Sources and seasonality of atmospheric methanol based on tall tower measurements in the US Upper Midwest
- 1University of Minnesota, Department of Soil, Water, and Climate, St. Paul, Minnesota, USA
- 2University of Colorado, Institute of Arctic and Alpine Research, Boulder, Colorado, USA
Abstract. We present over one year (January 2010–February 2011) of continuous atmospheric methanol measurements from the University of Minnesota tall tower Trace Gas Observatory (KCMP tall tower; 244 m a.g.l.), and interpret the dataset in terms of constraints on regional methanol sources and seasonality. The seasonal cycle of methanol concentrations observed at the KCMP tall tower is generally similar to that simulated by a global 3-D chemical transport model (GEOS-Chem, driven with MEGANv2.0 biogenic emissions) except the seasonal peak occurs ~1 month earlier in the observations, apparently reflecting a model underestimate of emission rates for younger versus older leaves.
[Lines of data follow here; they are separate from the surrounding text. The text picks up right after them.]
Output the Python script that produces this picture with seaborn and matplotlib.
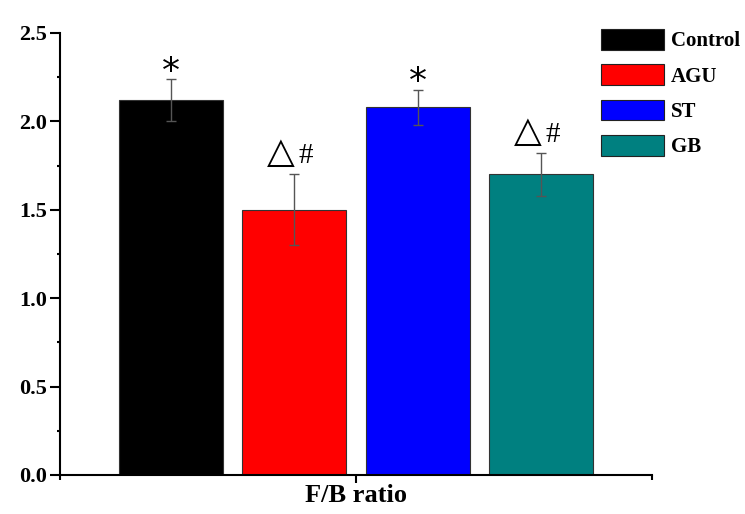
import matplotlib
matplotlib.use("Agg")
import matplotlib.pyplot as plt
import seaborn as sns
import pandas as pd
from matplotlib.ticker import MultipleLocator, FixedLocator
from matplotlib.patches import Patch

category = ["F/B ratio"]
groups = ["Control", "AGU", "ST", "GB"]
values = [2.12, 1.50, 2.08, 1.70]
errors = [0.12, 0.20, 0.10, 0.12]
marks = ["*", "△#", "*", "△#"]
colors = ["#000000", "#FF0000", "#0000FF", "#008080"]

df = pd.DataFrame({"cat": category * len(groups), "group": groups, "value": values})

sns.set_style("ticks", {"axes.edgecolor": "black", "text.color": "black",
                        "xtick.color": "black", "ytick.color": "black"})
plt.rcParams['font.family'] = ['Liberation Serif', 'DejaVu Serif']

fig = plt.figure(figsize=(7.45, 5.14), dpi=100)
ax = fig.add_axes([60/745, 1-475/514, 592/745, (475-33)/514])

sns.barplot(data=df, x="cat", y="value", hue="group", hue_order=groups,
            palette=colors, saturation=1, width=0.834, gap=0.16, errorbar=None,
            edgecolor="#333333", linewidth=0.8, legend=False, ax=ax)

for cont, err, mk in zip(ax.containers, errors, marks):
    p = cont.patches[0]
    cx = p.get_x() + p.get_width() / 2
    h = p.get_height()
    ax.errorbar(cx, h, yerr=err, fmt="none", ecolor="#555555",
                elinewidth=1.0, capsize=3.3, capthick=1.0, zorder=5)
    top = h + err
    if mk == "*":
        ax.annotate("*", xy=(cx, top), xytext=(0, -7), textcoords="offset points",
                    ha="center", va="bottom", fontsize=26,
                    family=["DejaVu Sans"], color="black")
    else:
        ax.annotate("△", xy=(cx, top), xytext=(-9.5, 3), textcoords="offset points",
                    ha="center", va="bottom", fontsize=26,
                    family=["DejaVu Sans"], color="black")
        ax.annotate("#", xy=(cx, top), xytext=(8, 4), textcoords="offset points",
                    ha="center", va="bottom", fontsize=21,
                    family=["Liberation Serif", "DejaVu Serif"], color="black")

ax.set_ylim(0, 2.5)
ax.set_xlim(-0.5, 0.5)
ax.yaxis.set_minor_locator(MultipleLocator(0.25))
ax.xaxis.set_minor_locator(FixedLocator([-0.5, 0.5]))
ax.set_xlabel("")
ax.set_ylabel("")
ax.set_yticks([0, 0.5, 1.0, 1.5, 2.0, 2.5])
ax.set_yticklabels(["0.0", "0.5", "1.0", "1.5", "2.0", "2.5"])

for lab in ax.get_yticklabels():
    lab.set_fontweight("bold")
    lab.set_fontsize(16)
    lab.set_color("black")
for lab in ax.get_xticklabels():
    lab.set_fontweight("bold")
    lab.set_fontsize(19)
    lab.set_color("black")

ax.tick_params(axis="y", which="major", length=7, width=1.5, direction="out", pad=2, color="black")
ax.tick_params(axis="y", which="minor", length=2.5, width=1.5, direction="out", color="black")
ax.tick_params(axis="x", which="major", length=5.5, width=1.5, direction="out", pad=1, color="black")
ax.tick_params(axis="x", which="minor", length=3.5, width=1.5, direction="out", color="black")

sns.despine(ax=ax)
for s in ["left", "bottom"]:
    ax.spines[s].set_linewidth(1.5)
    ax.spines[s].set_color("black")

handles = [Patch(facecolor=c, edgecolor="#222222", linewidth=0.8) for c in colors]
leg = fig.legend(handles, groups, loc="upper left",
                 bbox_to_anchor=(601/745, 1-29/514), frameon=False,
                 borderpad=0, borderaxespad=0, handlelength=3.0, handleheight=1.15,
                 labelspacing=0.62, handletextpad=0.35,
                 prop={"family": "Liberation Serif", "weight": "bold", "size": 15})

fig.savefig("out.png", dpi=100)
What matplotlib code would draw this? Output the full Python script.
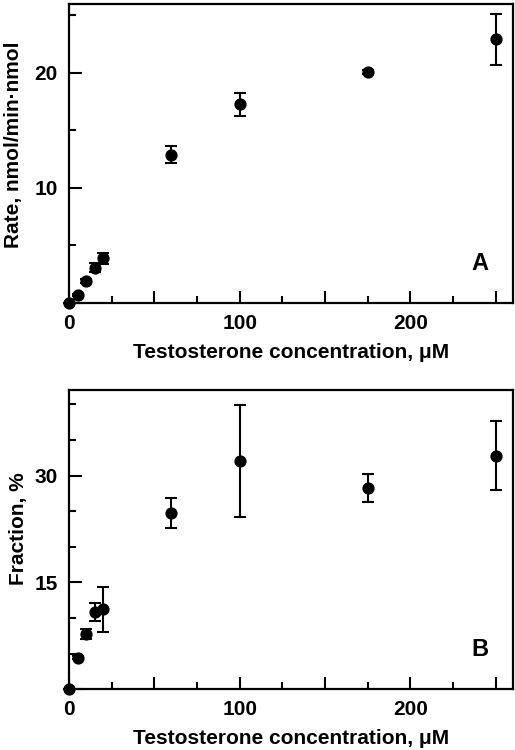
import matplotlib
matplotlib.use("Agg")
import matplotlib.pyplot as plt
from matplotlib.ticker import MultipleLocator, FuncFormatter

plt.rcParams['font.family'] = ['Liberation Sans', 'DejaVu Sans']
plt.rcParams['font.weight'] = 'bold'

# Panel A: rate
conc_a = [0, 5, 10, 15, 20, 60, 100, 175, 250]
rate = [0.0, 0.7, 1.9, 3.05, 3.87, 12.87, 17.26, 20.08, 22.93]
rate_err = [0.0, 0.1, 0.15, 0.4, 0.45, 0.74, 1.0, 0.15, 2.22]

# Panel B: fraction
conc_b = [0, 5, 10, 15, 20, 60, 100, 175, 250]
frac = [0.0, 4.4, 7.8, 10.84, 11.2, 24.8, 32.0, 28.3, 32.8]
frac_err = [0.0, 0.2, 0.7, 1.2, 3.2, 2.1, 7.85, 1.96, 4.8]

xlabel = "Testosterone concentration, \u03bcM"
ylabel_a = "Rate, nmol/min\u00b7nmol"
ylabel_b = "Fraction, %"

fig = plt.figure(figsize=(5.15, 7.5), dpi=100)
ax_a = fig.add_axes([0.134, 0.596, 0.862, 0.399])
ax_b = fig.add_axes([0.134, 0.081, 0.862, 0.399])

def style(ax, ymax, ymajor, yminor, label, ylab, lab_xy):
    ax.set_xlim(0, 260)
    ax.set_ylim(0, ymax)
    for s in ax.spines.values():
        s.set_linewidth(1.6)
    ax.xaxis.set_major_locator(MultipleLocator(50))
    ax.xaxis.set_minor_locator(MultipleLocator(25))
    ax.xaxis.set_major_formatter(FuncFormatter(lambda v, p: f"{int(v)}" if int(round(v)) % 100 == 0 else ""))
    ax.yaxis.set_major_locator(MultipleLocator(ymajor))
    ax.yaxis.set_minor_locator(MultipleLocator(yminor))
    ax.yaxis.set_major_formatter(FuncFormatter(lambda v, p: "" if v == 0 else f"{int(v)}"))
    ax.tick_params(which='major', direction='in', length=9, width=1.5, labelsize=15, pad=8)
    ax.tick_params(which='minor', direction='in', length=5, width=1.5)
    ax.tick_params(top=False, right=False)
    for t in ax.get_xticklabels() + ax.get_yticklabels():
        t.set_fontweight('bold')
    ax.set_xlabel(xlabel, fontsize=15, fontweight='bold', labelpad=7)
    ax.set_ylabel(ylab, fontsize=15, fontweight='bold')
    ax.yaxis.set_label_coords(*lab_xy)
    ax.text(0.945, 0.094, label, transform=ax.transAxes, fontsize=17,
            fontweight='bold', ha='right', va='bottom')

ax_a.errorbar(conc_a, rate, yerr=rate_err, fmt='o', color='black', ms=7.8,
              capsize=4.5, elinewidth=1.5, capthick=1.5, clip_on=False, zorder=3)
ax_b.errorbar(conc_b, frac, yerr=frac_err, fmt='o', color='black', ms=7.8,
              capsize=4.5, elinewidth=1.5, capthick=1.5, clip_on=False, zorder=3)

style(ax_a, 26, 10, 5, "A", ylabel_a, (-0.103, 0.528))
style(ax_b, 42, 15, 5, "B", ylabel_b, (-0.092, 0.538))

fig.savefig("out.png", dpi=100)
Based on a source tracer approach, which we evaluate using GEOS-Chem and with multiple tracers, we estimate that anthropogenic emissions account for approximately 40% of ambient methanol abundance during winter and 10% during summer. During daytime in summer, methanol concentrations increase exponentially with temperature, reflecting the temperature sensitivity of the biogenic source, and the observed temperature dependence is statistically consistent with that in the model. Nevertheless, summertime concentrations are underestimated by on average 35% in the model for this region. The seasonal importance of methanol as a source of formaldehyde (HCHO) and carbon monoxide (CO) is highest in spring through early summer, when biogenic methanol emissions are high but isoprene emissions are still relatively low. During that time observed methanol concentrations account for on average 20% of the total CO and HCHO production rates as simulated by GEOS-Chem, compared to 12% later in the summer and 12% on an annual average basis. The biased seasonality in the model means that the photochemical role for methanol early in the growing season is presently underestimated.